Directions ->
All lines from the beginning of the listing through the line with "59.285, 59.28, 59.28];" are to be copied word for word; the pictures are not.

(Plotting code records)
※ ※ ※

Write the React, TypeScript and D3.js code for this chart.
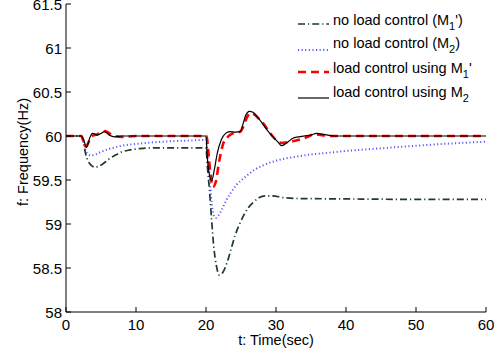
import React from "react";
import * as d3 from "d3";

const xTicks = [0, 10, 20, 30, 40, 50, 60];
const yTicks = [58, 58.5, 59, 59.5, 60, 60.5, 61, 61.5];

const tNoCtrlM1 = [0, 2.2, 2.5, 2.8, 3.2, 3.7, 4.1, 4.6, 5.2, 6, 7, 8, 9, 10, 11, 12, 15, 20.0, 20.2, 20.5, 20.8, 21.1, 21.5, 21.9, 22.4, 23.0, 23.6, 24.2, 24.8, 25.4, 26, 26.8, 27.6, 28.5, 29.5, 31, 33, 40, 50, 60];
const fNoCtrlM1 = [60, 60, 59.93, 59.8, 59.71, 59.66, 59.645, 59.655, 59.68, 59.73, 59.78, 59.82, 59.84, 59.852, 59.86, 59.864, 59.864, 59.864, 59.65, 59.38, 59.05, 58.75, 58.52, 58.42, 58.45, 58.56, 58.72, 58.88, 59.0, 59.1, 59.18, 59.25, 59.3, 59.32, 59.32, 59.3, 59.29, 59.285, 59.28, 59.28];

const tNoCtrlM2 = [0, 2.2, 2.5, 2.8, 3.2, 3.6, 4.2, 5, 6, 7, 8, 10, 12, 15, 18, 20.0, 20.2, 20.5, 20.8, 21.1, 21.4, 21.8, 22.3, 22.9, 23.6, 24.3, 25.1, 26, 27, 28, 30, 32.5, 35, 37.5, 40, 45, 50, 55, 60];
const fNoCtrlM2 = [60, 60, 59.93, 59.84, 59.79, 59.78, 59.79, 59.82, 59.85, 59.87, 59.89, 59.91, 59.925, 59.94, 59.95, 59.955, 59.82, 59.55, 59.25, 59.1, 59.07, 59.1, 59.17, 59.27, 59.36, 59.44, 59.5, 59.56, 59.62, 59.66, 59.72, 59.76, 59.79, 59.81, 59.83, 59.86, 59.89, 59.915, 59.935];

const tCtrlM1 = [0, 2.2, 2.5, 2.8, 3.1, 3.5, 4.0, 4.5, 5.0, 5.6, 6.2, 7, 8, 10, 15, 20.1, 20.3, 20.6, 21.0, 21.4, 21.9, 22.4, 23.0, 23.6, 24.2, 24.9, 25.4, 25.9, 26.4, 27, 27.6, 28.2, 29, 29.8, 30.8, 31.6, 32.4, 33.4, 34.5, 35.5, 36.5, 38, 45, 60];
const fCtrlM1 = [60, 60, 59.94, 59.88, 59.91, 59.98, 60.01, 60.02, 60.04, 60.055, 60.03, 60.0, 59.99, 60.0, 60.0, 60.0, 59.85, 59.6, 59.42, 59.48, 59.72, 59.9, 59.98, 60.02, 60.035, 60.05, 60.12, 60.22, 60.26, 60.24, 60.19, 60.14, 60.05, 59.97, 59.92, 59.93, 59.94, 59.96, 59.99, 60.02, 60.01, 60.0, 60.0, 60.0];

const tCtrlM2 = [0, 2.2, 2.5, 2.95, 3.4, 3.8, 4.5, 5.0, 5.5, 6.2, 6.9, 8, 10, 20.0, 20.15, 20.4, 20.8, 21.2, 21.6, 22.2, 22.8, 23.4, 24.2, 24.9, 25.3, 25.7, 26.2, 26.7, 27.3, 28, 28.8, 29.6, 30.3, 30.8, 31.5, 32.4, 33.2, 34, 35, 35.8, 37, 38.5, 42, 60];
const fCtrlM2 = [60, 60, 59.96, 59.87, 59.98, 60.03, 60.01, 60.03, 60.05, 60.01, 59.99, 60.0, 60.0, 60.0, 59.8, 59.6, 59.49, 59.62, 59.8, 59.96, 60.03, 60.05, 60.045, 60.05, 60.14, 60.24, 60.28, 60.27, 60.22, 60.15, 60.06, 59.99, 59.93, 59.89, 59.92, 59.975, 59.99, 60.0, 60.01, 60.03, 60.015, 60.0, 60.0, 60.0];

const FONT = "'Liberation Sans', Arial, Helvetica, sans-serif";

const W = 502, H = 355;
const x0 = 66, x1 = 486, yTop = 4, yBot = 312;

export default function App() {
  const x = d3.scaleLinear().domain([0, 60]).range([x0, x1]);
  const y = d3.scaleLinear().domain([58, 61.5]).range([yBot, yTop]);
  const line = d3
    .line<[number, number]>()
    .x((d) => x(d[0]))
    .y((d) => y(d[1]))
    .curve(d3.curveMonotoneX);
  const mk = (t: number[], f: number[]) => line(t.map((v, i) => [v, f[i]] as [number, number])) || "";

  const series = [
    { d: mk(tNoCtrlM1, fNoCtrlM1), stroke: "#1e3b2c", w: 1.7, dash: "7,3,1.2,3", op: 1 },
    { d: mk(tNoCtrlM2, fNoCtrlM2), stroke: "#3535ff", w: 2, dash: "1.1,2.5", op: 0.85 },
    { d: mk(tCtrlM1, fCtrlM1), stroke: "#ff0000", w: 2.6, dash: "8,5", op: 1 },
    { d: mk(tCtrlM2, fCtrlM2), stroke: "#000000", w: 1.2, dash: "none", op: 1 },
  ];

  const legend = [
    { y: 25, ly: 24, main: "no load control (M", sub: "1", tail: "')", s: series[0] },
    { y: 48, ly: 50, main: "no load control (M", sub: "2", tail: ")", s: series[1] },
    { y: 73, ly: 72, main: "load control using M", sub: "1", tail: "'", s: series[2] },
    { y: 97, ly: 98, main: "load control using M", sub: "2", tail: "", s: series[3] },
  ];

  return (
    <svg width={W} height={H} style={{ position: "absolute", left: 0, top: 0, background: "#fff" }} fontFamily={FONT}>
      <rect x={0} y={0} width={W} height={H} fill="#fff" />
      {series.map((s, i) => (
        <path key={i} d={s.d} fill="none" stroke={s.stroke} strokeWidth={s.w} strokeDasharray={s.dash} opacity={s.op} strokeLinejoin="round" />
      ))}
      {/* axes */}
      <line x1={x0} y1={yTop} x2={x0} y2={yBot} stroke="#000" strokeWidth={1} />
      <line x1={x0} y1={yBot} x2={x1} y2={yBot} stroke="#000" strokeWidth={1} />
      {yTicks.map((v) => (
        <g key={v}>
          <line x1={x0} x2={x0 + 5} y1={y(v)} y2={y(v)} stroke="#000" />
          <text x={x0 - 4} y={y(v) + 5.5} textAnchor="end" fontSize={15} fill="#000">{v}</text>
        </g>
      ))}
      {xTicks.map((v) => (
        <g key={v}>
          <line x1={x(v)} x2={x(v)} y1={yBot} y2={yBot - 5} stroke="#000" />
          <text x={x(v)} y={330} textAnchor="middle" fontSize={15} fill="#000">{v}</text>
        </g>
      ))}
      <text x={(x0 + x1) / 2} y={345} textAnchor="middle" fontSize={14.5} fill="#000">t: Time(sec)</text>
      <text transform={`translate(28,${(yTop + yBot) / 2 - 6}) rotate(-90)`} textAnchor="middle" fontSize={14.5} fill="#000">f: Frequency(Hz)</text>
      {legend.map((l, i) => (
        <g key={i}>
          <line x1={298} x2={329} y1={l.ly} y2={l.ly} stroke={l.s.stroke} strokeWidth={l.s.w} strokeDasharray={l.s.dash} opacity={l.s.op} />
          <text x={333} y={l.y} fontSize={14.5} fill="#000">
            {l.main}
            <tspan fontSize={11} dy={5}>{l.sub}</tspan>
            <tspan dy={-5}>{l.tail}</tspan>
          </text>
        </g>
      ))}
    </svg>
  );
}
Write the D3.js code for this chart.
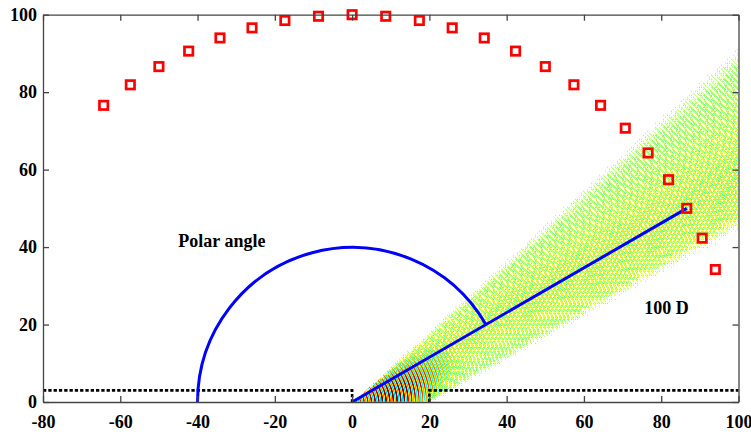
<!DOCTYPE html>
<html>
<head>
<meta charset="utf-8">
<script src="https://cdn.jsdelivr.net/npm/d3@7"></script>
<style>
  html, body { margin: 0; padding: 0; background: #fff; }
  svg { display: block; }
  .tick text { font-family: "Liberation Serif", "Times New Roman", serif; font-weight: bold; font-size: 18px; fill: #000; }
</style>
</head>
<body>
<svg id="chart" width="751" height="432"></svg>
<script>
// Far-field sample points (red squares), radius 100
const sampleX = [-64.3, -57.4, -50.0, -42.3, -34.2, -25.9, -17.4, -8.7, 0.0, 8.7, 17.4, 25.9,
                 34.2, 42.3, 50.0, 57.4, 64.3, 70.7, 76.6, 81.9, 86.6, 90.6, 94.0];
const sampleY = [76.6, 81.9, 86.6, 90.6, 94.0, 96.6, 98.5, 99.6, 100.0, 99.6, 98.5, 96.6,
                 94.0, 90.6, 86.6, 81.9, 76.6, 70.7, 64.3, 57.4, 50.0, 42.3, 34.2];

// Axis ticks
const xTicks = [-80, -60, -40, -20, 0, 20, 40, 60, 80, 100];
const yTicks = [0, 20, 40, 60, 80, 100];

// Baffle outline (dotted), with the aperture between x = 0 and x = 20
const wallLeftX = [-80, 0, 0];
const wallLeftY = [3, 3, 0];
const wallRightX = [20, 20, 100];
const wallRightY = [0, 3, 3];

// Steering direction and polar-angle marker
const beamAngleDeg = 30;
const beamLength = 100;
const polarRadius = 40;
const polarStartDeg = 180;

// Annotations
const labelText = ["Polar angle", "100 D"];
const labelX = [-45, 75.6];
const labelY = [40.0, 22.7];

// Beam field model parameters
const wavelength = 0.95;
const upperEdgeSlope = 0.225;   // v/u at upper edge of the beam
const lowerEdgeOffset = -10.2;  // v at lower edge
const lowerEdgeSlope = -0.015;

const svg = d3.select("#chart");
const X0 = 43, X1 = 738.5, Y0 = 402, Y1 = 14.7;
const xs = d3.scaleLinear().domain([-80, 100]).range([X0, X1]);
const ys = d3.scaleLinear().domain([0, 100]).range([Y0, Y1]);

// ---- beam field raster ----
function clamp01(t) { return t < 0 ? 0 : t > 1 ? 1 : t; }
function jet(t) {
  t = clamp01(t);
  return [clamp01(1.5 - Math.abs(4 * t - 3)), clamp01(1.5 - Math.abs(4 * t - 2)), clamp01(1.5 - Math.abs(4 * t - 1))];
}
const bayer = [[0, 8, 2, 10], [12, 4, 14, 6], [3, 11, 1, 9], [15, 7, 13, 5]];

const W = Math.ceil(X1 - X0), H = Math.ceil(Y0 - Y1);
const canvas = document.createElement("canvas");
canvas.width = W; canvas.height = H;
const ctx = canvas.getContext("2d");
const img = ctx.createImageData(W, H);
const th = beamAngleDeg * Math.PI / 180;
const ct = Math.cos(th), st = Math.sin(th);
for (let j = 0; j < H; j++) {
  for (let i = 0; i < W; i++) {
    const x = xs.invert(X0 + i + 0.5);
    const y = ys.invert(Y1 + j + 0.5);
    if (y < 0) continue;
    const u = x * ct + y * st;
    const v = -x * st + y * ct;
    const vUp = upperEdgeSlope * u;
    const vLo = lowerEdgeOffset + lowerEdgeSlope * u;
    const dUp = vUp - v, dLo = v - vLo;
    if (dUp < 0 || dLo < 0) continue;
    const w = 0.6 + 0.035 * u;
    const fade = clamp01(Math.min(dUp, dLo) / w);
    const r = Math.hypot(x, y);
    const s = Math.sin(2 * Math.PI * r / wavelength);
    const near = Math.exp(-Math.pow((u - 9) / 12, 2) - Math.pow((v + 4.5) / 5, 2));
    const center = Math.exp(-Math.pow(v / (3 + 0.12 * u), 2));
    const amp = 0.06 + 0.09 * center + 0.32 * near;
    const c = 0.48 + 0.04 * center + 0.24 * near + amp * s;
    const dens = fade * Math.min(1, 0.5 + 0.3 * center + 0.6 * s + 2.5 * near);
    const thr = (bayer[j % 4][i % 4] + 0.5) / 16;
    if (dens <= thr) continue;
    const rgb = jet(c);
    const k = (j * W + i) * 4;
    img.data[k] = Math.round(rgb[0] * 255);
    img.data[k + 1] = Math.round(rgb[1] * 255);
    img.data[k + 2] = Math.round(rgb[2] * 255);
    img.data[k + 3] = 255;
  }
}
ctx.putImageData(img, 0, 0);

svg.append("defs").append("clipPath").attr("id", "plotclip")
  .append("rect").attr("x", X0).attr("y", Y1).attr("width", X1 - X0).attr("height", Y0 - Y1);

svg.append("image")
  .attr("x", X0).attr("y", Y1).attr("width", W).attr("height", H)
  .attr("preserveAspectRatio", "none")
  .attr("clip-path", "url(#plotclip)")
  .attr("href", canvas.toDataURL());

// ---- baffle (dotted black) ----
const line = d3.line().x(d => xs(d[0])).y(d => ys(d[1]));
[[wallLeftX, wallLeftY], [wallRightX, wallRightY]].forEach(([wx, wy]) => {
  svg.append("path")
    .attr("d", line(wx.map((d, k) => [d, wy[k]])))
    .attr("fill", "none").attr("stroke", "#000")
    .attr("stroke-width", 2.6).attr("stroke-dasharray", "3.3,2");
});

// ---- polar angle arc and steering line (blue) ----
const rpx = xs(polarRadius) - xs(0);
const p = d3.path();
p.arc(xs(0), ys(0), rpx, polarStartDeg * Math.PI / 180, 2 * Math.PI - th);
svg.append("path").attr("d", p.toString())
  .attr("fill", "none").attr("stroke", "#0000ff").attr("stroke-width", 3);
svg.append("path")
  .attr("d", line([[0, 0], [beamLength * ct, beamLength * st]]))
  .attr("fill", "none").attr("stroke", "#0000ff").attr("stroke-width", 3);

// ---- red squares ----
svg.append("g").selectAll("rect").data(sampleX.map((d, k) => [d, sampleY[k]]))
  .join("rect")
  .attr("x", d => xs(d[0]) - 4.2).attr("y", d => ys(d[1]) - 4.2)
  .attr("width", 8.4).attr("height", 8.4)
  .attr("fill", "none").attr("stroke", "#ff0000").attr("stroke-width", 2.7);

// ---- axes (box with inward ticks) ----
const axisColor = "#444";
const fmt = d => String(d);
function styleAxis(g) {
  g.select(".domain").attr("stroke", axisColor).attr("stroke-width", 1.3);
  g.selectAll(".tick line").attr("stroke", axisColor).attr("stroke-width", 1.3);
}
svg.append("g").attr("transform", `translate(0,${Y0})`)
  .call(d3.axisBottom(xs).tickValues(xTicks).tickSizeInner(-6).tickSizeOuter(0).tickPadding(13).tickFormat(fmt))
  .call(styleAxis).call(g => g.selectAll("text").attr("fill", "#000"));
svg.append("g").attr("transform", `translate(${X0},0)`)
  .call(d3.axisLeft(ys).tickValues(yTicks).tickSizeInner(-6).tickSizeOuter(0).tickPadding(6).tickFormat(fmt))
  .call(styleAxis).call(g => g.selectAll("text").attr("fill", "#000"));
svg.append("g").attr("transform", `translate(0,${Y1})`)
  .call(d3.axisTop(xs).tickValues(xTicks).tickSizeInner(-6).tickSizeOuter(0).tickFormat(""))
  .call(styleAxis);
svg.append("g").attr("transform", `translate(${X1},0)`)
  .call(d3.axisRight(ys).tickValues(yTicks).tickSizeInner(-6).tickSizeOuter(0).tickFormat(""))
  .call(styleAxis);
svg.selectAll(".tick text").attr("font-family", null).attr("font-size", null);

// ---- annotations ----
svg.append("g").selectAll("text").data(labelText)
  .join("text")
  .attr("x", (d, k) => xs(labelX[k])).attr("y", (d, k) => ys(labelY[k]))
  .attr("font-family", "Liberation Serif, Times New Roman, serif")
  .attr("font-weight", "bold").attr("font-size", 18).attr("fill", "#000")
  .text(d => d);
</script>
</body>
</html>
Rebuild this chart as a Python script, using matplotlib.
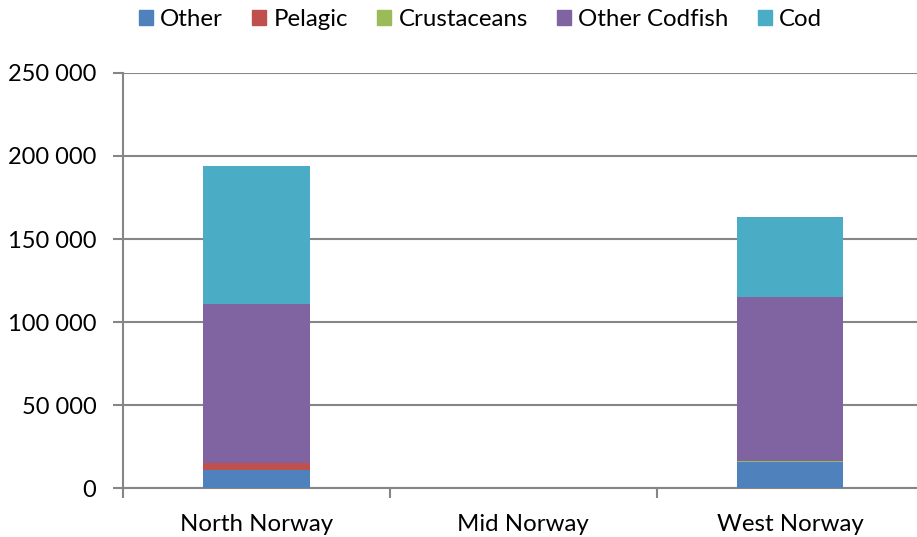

※ ※ ※

Written reply ->
Write the React, TypeScript and D3.js code for this chart.
import React from "react";
import * as d3 from "d3";

const xTicks = [0, 10, 20, 30, 40, 50, 60];
const yTicks = [58, 58.5, 59, 59.5, 60, 60.5, 61, 61.5];

const tNoCtrlM1 = [0, 2.2, 2.5, 2.8, 3.2, 3.7, 4.1, 4.6, 5.2, 6, 7, 8, 9, 10, 11, 12, 15, 20.0, 20.2, 20.5, 20.8, 21.1, 21.5, 21.9, 22.4, 23.0, 23.6, 24.2, 24.8, 25.4, 26, 26.8, 27.6, 28.5, 29.5, 31, 33, 40, 50, 60];
const fNoCtrlM1 = [60, 60, 59.93, 59.8, 59.71, 59.66, 59.645, 59.655, 59.68, 59.73, 59.78, 59.82, 59.84, 59.852, 59.86, 59.864, 59.864, 59.864, 59.65, 59.38, 59.05, 58.75, 58.52, 58.42, 58.45, 58.56, 58.72, 58.88, 59.0, 59.1, 59.18, 59.25, 59.3, 59.32, 59.32, 59.3, 59.29, 59.285, 59.28, 59.28];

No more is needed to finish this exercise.